The appellant, a company incorporated in 1992, had entered into an agreement in July 1992 with Prime Time Media Services Pvt. Ltd. Clause 3 of this agreement stipulated that the assessee would pay Prime Time 5% of the total receipts from advertising. In its income tax return for AY 1993-94, the assessee declared a total income of Rs. 7,57,746/- and claimed Rs. 22,36,544/- as infrastructure fee based on the aforementioned agreement.

During the assessment proceedings, the Assessing Officer (AO) noted that the assessee had disclosed a total income from advertisement of Rs. 63,43,480/- in its profit and loss account, with Rs. 4,66,068/- outstanding as of March 31, 1993. Consequently, the AO restricted the infrastructure fee to Rs. 2,93,870/-, which was 5% of the actual receipts of Rs. 58,77,412/-.
Aggrieved by the AO's order, the assessee appealed to the Commissioner of Income Tax (Appeals) [CIT(A)]. The CIT(A) partly allowed the appeal, determining that a reasonable payment to Prime Time would be 15% of the actual advertising revenue received, amounting to Rs. 8,81,611/-. The CIT(A) thus restricted the disallowance to Rs. 10,61,063/-.
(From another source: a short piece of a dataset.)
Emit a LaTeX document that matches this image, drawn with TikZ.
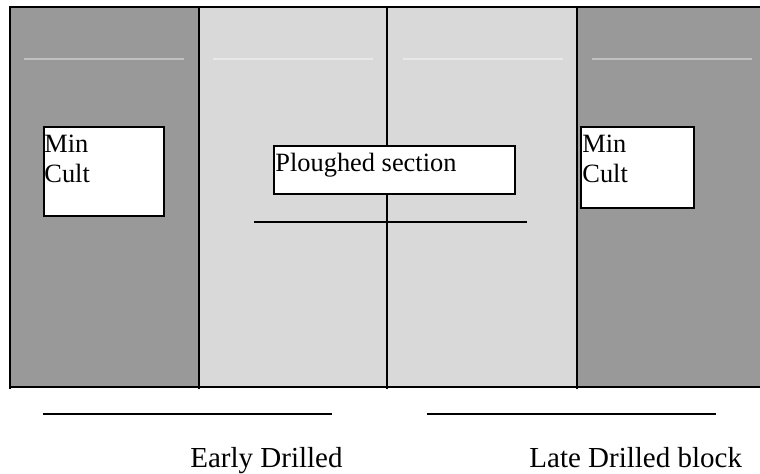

Subsequently, the assessee filed an appeal before the Income Tax Appellate Tribunal (Tribunal), which was dismissed by an order dated March 31, 2003. The Tribunal held that a reasonable interpretation of the agreement indicated that the assessee was not entitled to any further relief beyond what was granted by the CIT(A). This led the assessee to file the present appeal before the High Court under Section 260A of the Income Tax Act, 1961.
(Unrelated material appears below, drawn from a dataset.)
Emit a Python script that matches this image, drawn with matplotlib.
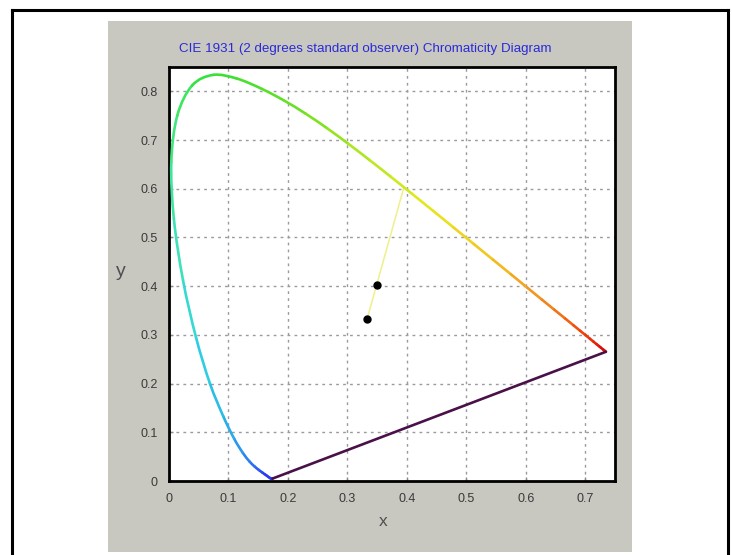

The learned senior counsel for the appellant argued that the Tribunal erred in confirming the disallowance and failed to consider whether the expenditure was genuinely incurred wholly and exclusively for the assessee's business. It was also contended that the AO could not restrict the allowance based on actual receipts rather than total income as per the profit and loss statement, as this interfered with the assessee's business prerogative. Furthermore, the appellant argued that the AO had not established any industry benchmark for infrastructure fees and that the Tribunal had effectively rewritten the agreement between the parties. The appellant asserted that the total receipts were significantly higher (Rs. 4,47,30,880/-) and should have been the basis for calculating the 5% fee. Reliance was placed on Supreme Court and Karnataka High Court judgments supporting the principle of commercial expediency and the businessman's perspective on expenditure reasonableness.
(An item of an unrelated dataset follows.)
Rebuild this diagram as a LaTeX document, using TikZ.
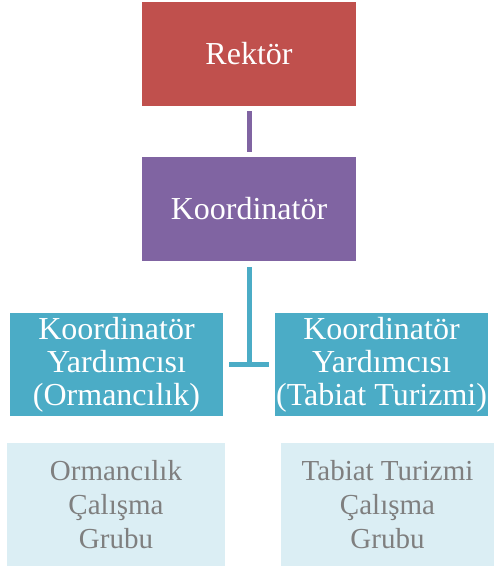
\documentclass[tikz,border=0pt]{standalone}
\usepackage{fontspec}
\setmainfont{Liberation Serif}
\usepackage{xcolor}
\definecolor{rektorred}{HTML}{C0504D}
\definecolor{koordpurple}{HTML}{8064A2}
\definecolor{yardteal}{HTML}{4BACC6}
\definecolor{grupblue}{HTML}{DBEEF4}
\definecolor{grupgray}{HTML}{7F7F7F}
\begin{document}
\begin{tikzpicture}[x=1pt,y=1pt,
    box/.style={inner sep=0pt, align=center, text=white,
      font=\fontsize{32}{33}\selectfont},
    mainbox/.style={box, minimum width=214pt, minimum height=104pt},
    yardbox/.style={box, fill=yardteal, minimum width=213pt, minimum height=103pt},
    grupbox/.style={box, fill=grupblue, text=grupgray, minimum height=123pt,
      font=\fontsize{29}{34}\selectfont},
    link/.style={line width=5pt}]
    % Sayfa sinirlari
    \useasboundingbox (0,0) rectangle (494,568);

    % Rektor ve koordinator
    \node[mainbox, fill=rektorred] (rektor) at (249,514) {Rektör};
    \node[mainbox, fill=koordpurple] (koord) at (249,359) {Koordinatör};

    % Koordinator yardimcilari
    \node[yardbox] (yardorm) at (116.5,203.5) {Koordinatör\\Yardımcısı\\(Ormancılık)};
    \node[yardbox] (yardtab) at (381.5,203.5) {Koordinatör\\Yardımcısı\\(Tabiat Turizmi)};

    % Calisma gruplari
    \node[grupbox, minimum width=218pt] (grupcorm) at (116,63.5) {Ormancılık\\Çalışma\\Grubu};
    \node[grupbox, minimum width=213pt] (gruptab) at (387.5,63.5) {Tabiat Turizmi\\Çalışma\\Grubu};

    % Baglantilar
    \draw[link, koordpurple] ([yshift=-5pt]rektor.south) -- ([yshift=5pt]koord.north);
    \draw[link, yardteal] ([yshift=-6pt]koord.south) -- (koord.south |- yardorm.east);
    \draw[link, yardteal] ([xshift=6pt]yardorm.east) -- ([xshift=-6pt]yardtab.west);
\end{tikzpicture}
\end{document}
Conversely, the revenue's counsel argued that the assessee itself had disclosed the advertising income as Rs. 63,43,480/- in its profit and loss account and could not now claim a much higher figure for calculating the infrastructure fee. It was submitted that the AO, CIT(A), and the Tribunal had recorded findings of fact that were not perverse, thus warranting no interference under Section 260A.
The High Court, after considering the submissions and perusing the record, referred to the Supreme Court's principles on commercial expediency, stating that while the reasonableness of expenditure should be viewed from the businessman's perspective, the appellate tribunal is entitled to disallow payments deemed unreal, not incurred in the capacity of a trader, or not wholly and exclusively for business purposes. The Court also reiterated the limited scope of appeal under Section 260A, allowing interference with findings of fact only if they are shown to be perverse.
Examining Clause 3 of the agreement, the High Court noted that it clearly stipulated payment of 5% of the "total receipts" of the assessee from advertising. Based on the assessee's own profit and loss account, the actual advertising income for the relevant period was Rs. 58,77,412/- (after excluding outstanding amounts). The Court found that the AO had correctly applied the terms of the agreement by calculating the 5% infrastructure fee on these actual receipts. The CIT(A) had even enhanced this to 15% of the receipts, a decision the revenue did not challenge.
The High Court concluded that the findings of fact recorded by the AO, CIT(A), and the Tribunal regarding the assessee's income from advertising were based on the assessee's own records and could not be considered perverse or based on no evidence. Therefore, no interference in this appeal was warranted.
In its final order, the High Court answered the substantial question of law in the affirmative and against the assessee, holding that the Tribunal was right in concluding that the appellant was entitled to only 5% of the actual receipts from advertising and not 5% of the gross advertising bills raised. Consequently, the appeal was dismissed.